Existiu, desde sempre, um fosso entre a opinião do público e dos críticos. Obviamente ele não se reflecte em todos os filmes e, mesmo quando os dois lados estão em uníssono, não significa necessariamente que o filme seja bom. O público move-se por modas, por contextos, por disposições, ou, em muitos casos, não gosta simplesmente de filmes demasiado complexos e “sérios”, e daí os filmes comerciais terem tanto sucesso, apesar da sua qualidade, em geral, ser sinceramente fraca. No caso do crítico, ele tende a desmantelar o puzzle contrariando o lado mais emocional do público, que simplesmente quer experienciar. Na minha opinião, a função dos críticos, em qualquer área, não é de forma nenhuma castigar ou menosprezar o artista. Acima de tudo, tem a responsabilidade moral e ética de dar, em primeira mão, ao público as diversas actividades culturais que decorrem com foco não só no seu país, mas também a nível internacional. Se possível, olhar para a obra de uma forma mais aprofundada e para aspectos que à maioria do público poderia escapar, mas nunca deve cair no erro de se achar especial, o escolhido de Deus. Da mesma forma que um professor tem a obrigação de transmitir conhecimento, porque é assim que a sociedade evolui e o próprio conhecimento passa de geração em geração, um crítico tem a obrigação moral e ética de partilhar conhecimento ao leitor. Em nenhum momento isso significa que ele seja superior ao leitor, por mais leigo na matéria. Na realidade, a relevância deste aspecto não está na pessoa, mas no acto em si. Ele tem uma relevância relativa e nunca deve substituir a experiência do espectador. Mas, se tiver realmente alguma relevância, então deve ser-lhe atribuída pelo público e mantida pelo mesmo. Nunca se deve distanciar dos que estão na outra barricada e deve admitir que, no fim do dia, é só mais um espectador curioso que gosta da arte em causa.

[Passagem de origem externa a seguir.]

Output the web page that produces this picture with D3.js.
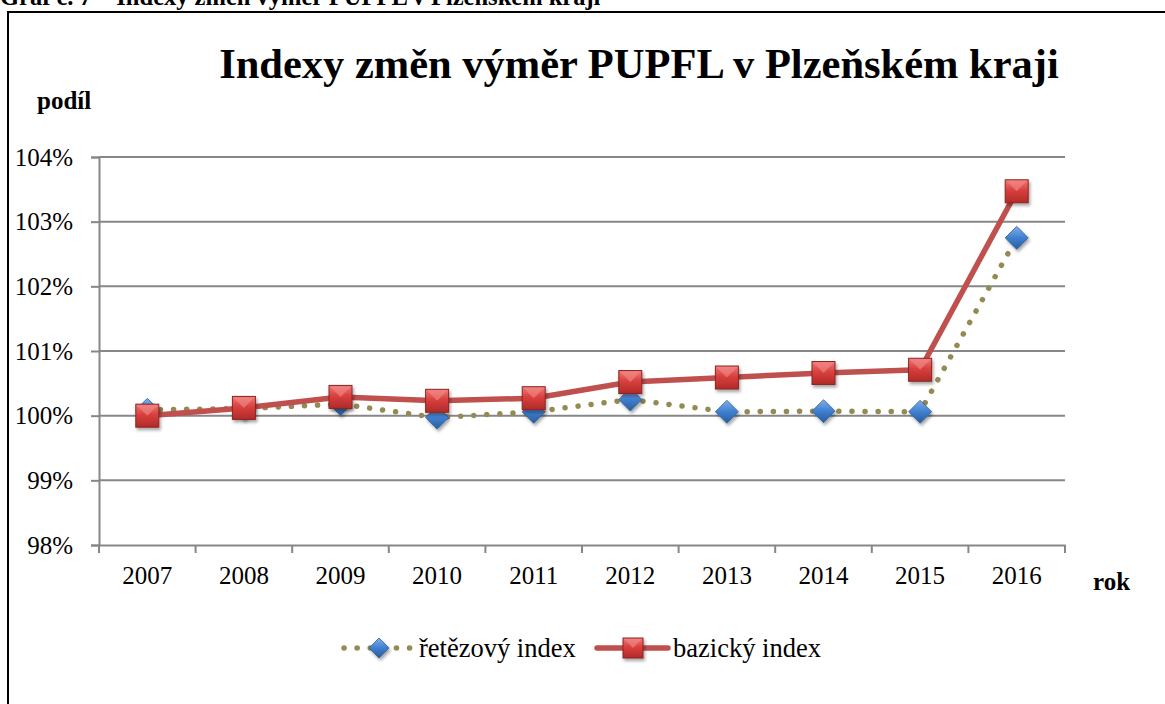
<!DOCTYPE html>
<html>
<head>
<meta charset="utf-8">
<script src="https://cdn.jsdelivr.net/npm/d3@7"></script>
<style>
  body { margin: 0; background: #fff; }
  svg { display: block; }
  svg text { font-family: "Liberation Serif", "Times New Roman", serif; fill: #000; }
</style>
</head>
<body>
<script>
// data
const years = ["2007", "2008", "2009", "2010", "2011", "2012", "2013", "2014", "2015", "2016"];
const chainIndex = [1.0009, 1.0011, 1.0018, 0.9997, 1.0006, 1.0025, 1.0006, 1.0007, 1.0006, 1.0275];
const baseIndex = [1.0000, 1.0012, 1.0029, 1.0023, 1.0027, 1.0052, 1.0059, 1.0066, 1.0071, 1.0347];
const yTicks = [0.98, 0.99, 1.00, 1.01, 1.02, 1.03, 1.04];

const width = 1165, height = 704;
const plotLeft = 99, plotRight = 1065, plotTop = 157, plotBottom = 545;

const svg = d3.select("body").append("svg")
    .attr("width", width)
    .attr("height", height);

const defs = svg.append("defs");
const sqGrad = defs.append("linearGradient").attr("id", "sqGrad")
    .attr("x1", 0).attr("y1", 0).attr("x2", 0).attr("y2", 1);
sqGrad.append("stop").attr("offset", "0%").attr("stop-color", "#ef7a78");
sqGrad.append("stop").attr("offset", "45%").attr("stop-color", "#d9403e");
sqGrad.append("stop").attr("offset", "100%").attr("stop-color", "#b02a28");
const dmGrad = defs.append("linearGradient").attr("id", "dmGrad")
    .attr("x1", 0).attr("y1", 0).attr("x2", 0).attr("y2", 1);
dmGrad.append("stop").attr("offset", "0%").attr("stop-color", "#7fb0e8");
dmGrad.append("stop").attr("offset", "50%").attr("stop-color", "#3f7fcf");
dmGrad.append("stop").attr("offset", "100%").attr("stop-color", "#2a5c9e");
const shadow = defs.append("filter").attr("id", "shadow")
    .attr("x", "-50%").attr("y", "-50%").attr("width", "200%").attr("height", "200%");
shadow.append("feDropShadow").attr("dx", 1.5).attr("dy", 2.5).attr("stdDeviation", 1.5)
    .attr("flood-color", "#000").attr("flood-opacity", 0.35);

// caption above the frame (cut off by the page edge, as in the source)
svg.append("text")
    .attr("x", 0).attr("y", 5)
    .attr("font-size", 24.5).attr("font-weight", "bold")
    .text("Graf č. 7 – Indexy změn výměr PUPFL v Plzeňském kraji");

// chart frame
svg.append("rect")
    .attr("x", 8).attr("y", 12)
    .attr("width", 1170).attr("height", 710)
    .attr("fill", "#fff").attr("stroke", "#000").attr("stroke-width", 2);

const x = d3.scaleBand().domain(years).range([plotLeft, plotRight]);
const y = d3.scaleLinear().domain([0.98, 1.04]).range([plotBottom, plotTop]);
const cx = d => x(d) + x.bandwidth() / 2;

// gridlines
svg.append("g")
    .selectAll("line")
    .data(yTicks.slice(1))
    .enter().append("line")
    .attr("x1", plotLeft).attr("x2", plotRight)
    .attr("y1", d => y(d)).attr("y2", d => y(d))
    .attr("stroke", "#878787").attr("stroke-width", 2);

// y axis
const yAxis = svg.append("g")
    .attr("transform", `translate(${plotLeft},0)`)
    .call(d3.axisLeft(y).tickValues(yTicks).tickSize(8).tickPadding(18)
        .tickFormat(d => Math.round(d * 100) + "%"));
yAxis.attr("font-family", null).attr("font-size", null);
yAxis.select(".domain").attr("stroke", "#878787").attr("stroke-width", 2);
yAxis.selectAll(".tick line").attr("stroke", "#878787").attr("stroke-width", 2);
yAxis.selectAll(".tick text").attr("font-size", 25);

// x axis
const xAxis = svg.append("g")
    .attr("transform", `translate(0,${plotBottom})`)
    .call(d3.axisBottom(x).tickSize(0).tickPadding(21));
xAxis.attr("font-family", null).attr("font-size", null);
xAxis.select(".domain").attr("stroke", "#878787").attr("stroke-width", 2);
xAxis.selectAll(".tick text").attr("font-size", 25);
svg.append("g")
    .selectAll("line")
    .data(years.concat(["end"]))
    .enter().append("line")
    .attr("x1", (d, i) => plotLeft + i * x.bandwidth())
    .attr("x2", (d, i) => plotLeft + i * x.bandwidth())
    .attr("y1", plotBottom).attr("y2", plotBottom + 8)
    .attr("stroke", "#878787").attr("stroke-width", 2);

// titles
svg.append("text")
    .attr("x", 639).attr("y", 78)
    .attr("text-anchor", "middle")
    .attr("font-size", 42.5).attr("font-weight", "bold")
    .text("Indexy změn výměr PUPFL v Plzeňském kraji");
svg.append("text")
    .attr("x", 37).attr("y", 109)
    .attr("font-size", 25).attr("font-weight", "bold")
    .text("podíl");
svg.append("text")
    .attr("x", 1093).attr("y", 590)
    .attr("font-size", 25).attr("font-weight", "bold")
    .text("rok");

const line = d3.line().x((d, i) => cx(years[i])).y(d => y(d));

// chain index: dotted olive line
svg.append("path")
    .datum(chainIndex)
    .attr("d", line)
    .attr("fill", "none")
    .attr("stroke", "#948a54").attr("stroke-width", 5.5)
    .attr("stroke-linecap", "round")
    .attr("stroke-dasharray", "0.1 13");

function diamond(g, px, py, r) {
    g.append("path")
        .attr("d", `M${px},${py - r}L${px + r},${py}L${px},${py + r}L${px - r},${py}Z`)
        .attr("fill", "url(#dmGrad)").attr("stroke", "#2f5f9a").attr("stroke-width", 0.8)
        .attr("filter", "url(#shadow)");
}
function square(g, px, py, r) {
    g.append("rect")
        .attr("x", px - r).attr("y", py - r).attr("width", 2 * r).attr("height", 2 * r)
        .attr("fill", "url(#sqGrad)").attr("stroke", "#8c2523").attr("stroke-width", 1)
        .attr("filter", "url(#shadow)");
    g.append("path")
        .attr("d", `M${px - r + 1},${py - r + 1}L${px},${py}L${px + r - 1},${py - r + 1}Z`)
        .attr("fill", "#f08a88").attr("opacity", 0.6);
}

const dm = svg.append("g");
chainIndex.forEach((d, i) => diamond(dm, cx(years[i]), y(d), 11.5));

// base index: solid red line
svg.append("path")
    .datum(baseIndex)
    .attr("d", line)
    .attr("fill", "none")
    .attr("stroke", "#c0504d").attr("stroke-width", 5.5)
    .attr("stroke-linejoin", "round");

const sq = svg.append("g");
baseIndex.forEach((d, i) => square(sq, cx(years[i]), y(d), 11.5));

// legend
const lg = svg.append("g");
lg.append("line")
    .attr("x1", 344).attr("x2", 412).attr("y1", 648).attr("y2", 648)
    .attr("stroke", "#948a54").attr("stroke-width", 5.5)
    .attr("stroke-linecap", "round").attr("stroke-dasharray", "0.1 13");
diamond(lg, 379, 648, 10);
lg.append("text").attr("x", 419).attr("y", 657)
    .attr("font-size", 26.5).text("řetězový index");
lg.append("line")
    .attr("x1", 597).attr("x2", 668).attr("y1", 648).attr("y2", 648)
    .attr("stroke", "#c0504d").attr("stroke-width", 5.5).attr("stroke-linecap", "round");
square(lg, 633, 648, 10);
lg.append("text").attr("x", 673).attr("y", 657)
    .attr("font-size", 26.5).text("bazický index");
</script>
</body>
</html>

Um dos problemas da tal elite portuguesa é não conseguir perceber que nunca contribuiu para a diminuição deste fosso. Talvez não o queiram, porque a posição de suposta superioridade dá-lhes uma ilusão de conforto. Não vale a pena utilizar palavras caras e frases pseudo-poéticas sem qualquer conteúdo, porque ninguém vai compreender. Não tem qualquer interesse falar só para si ou só para os seus, porque quem o lê e quem o sustenta é o público, mesmo que de forma indirecta. O crítico é um cidadão comum, do povo e, em certa medida, escolhido pelo povo. Enquanto o crítico não compreender o seu papel e o sentimento de humildade que deve estar intrínseco ao mesmo, nunca vai conseguir comunicar realmente com os seus alvos e, quiçá, ser compreendido. Da mesma forma que existe um fosso comunicacional e até social entre os políticos e os seus eleitores e cidadãos em geral, o mesmo acontece com as elites das artes. Obviamente que não é essa a razão para sermos um país que investe tão pouco nas artes, mas talvez uma mudança de lógica destas pessoas pudesse surtir algo positivo.